- theatrical release poster
- Directed by: Michael Powell Emeric Pressburger
- Written by: Michael Powell Emeric Pressburger
- Produced by: Michael Powell Emeric Pressburger
- Starring: Michael Redgrave Mel Ferrer Anthony Quayle Ludmilla Tchérina Anton Walbrook Dennis Price Anneliese Rothenberger
- Cinematography: Christopher Challis
- Edited by: Reginald Mills
- Music by: Johann Strauss (music) Dennis Arundell (lyrics)
- Distributed by: Associated British–Pathé
- Release date: 18 November 1955;
- Running time: 101 minutes
- Country: United Kingdom
- Language: English
- Budget: £276,328 or £255,445
- Box office: £95,833

= Oh... Rosalinda!! =

Oh... Rosalinda!! (also known as Die Fledermaus ) is a 1955 British musical comedy film by the British director-writer team of Michael Powell and Emeric Pressburger. The film stars Michael Redgrave, Mel Ferrer, Anthony Quayle, Ludmilla Tchérina and Anton Walbrook and features Anneliese Rothenberger and Dennis Price.

The film is based on the 1874 operetta Die Fledermaus (The Bat) by Johann Strauss, but updated to take place in post-war Vienna as occupied by the four Allied powers: the United States, the United Kingdom, France and the USSR. The music, played by the Vienna Symphony Orchestra under conductor Alois Melichar, has new lyrics by Dennis Arundell, and professional singers dubbed for some of the actors. The choreography is by Alfred Rodrigues, and the production was designed by Hein Heckroth.

As the film closes in the early hours at the party at the hotel, Falke points the message to the representatives of the four powers, while thanking them for their presence: "even the dearest friend loses his attraction if he overstays.... so if you don't mind, go home, please go home"; at which the waltz "Brüderlein, Brüderlein und Schwesterlein"/"Brothers, brothers and sisters" ('Be my friend') starts up.

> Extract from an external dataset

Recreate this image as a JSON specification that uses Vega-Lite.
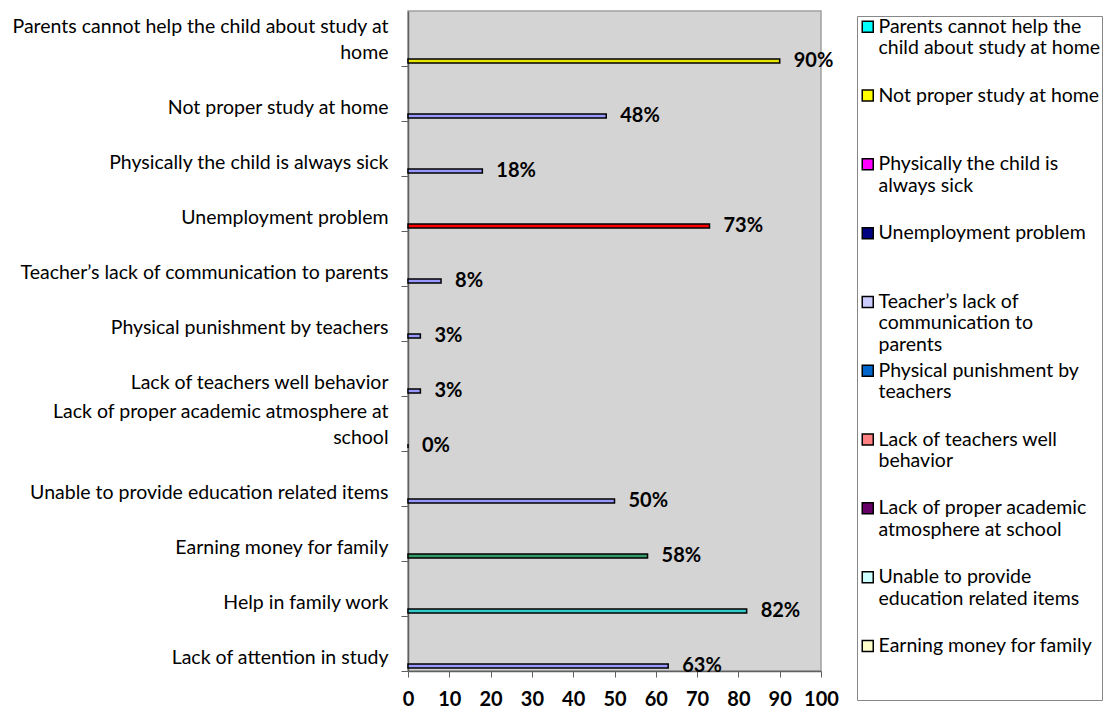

Oh... Rosalinda!! is a light-hearted Technicolor romp that makes full use of the new CinemaScope process, and is not just a film of a staged production but a filmic operetta.

==Plot==
In 1955 Vienna, during its post-war occupation, the black-market dealer Dr. Falke moves freely through the French, British, American and Russian sectors, dealing in champagne and caviar amongst the highest echelons of the allied powers. After a costume party, French Colonel Gabriel Eisenstein plays a practical joke on a drunken Falke, depositing him, asleep and dressed as a bat, in the lap of a patriotic Russian statue, to be discovered the following morning by irate Russian soldiers. Falke is nearly arrested until his friend General Orlofsky of the USSR intervenes. A vengeful Falke plans an elaborate practical joke on his friend, involving Orlofsky, British Major Frank who is sent to escort the French colonel to jail for his misdemeanor, Eisenstein's beautiful wife Rosalinda, her maid Adele and a masked ball where no one is who they seem.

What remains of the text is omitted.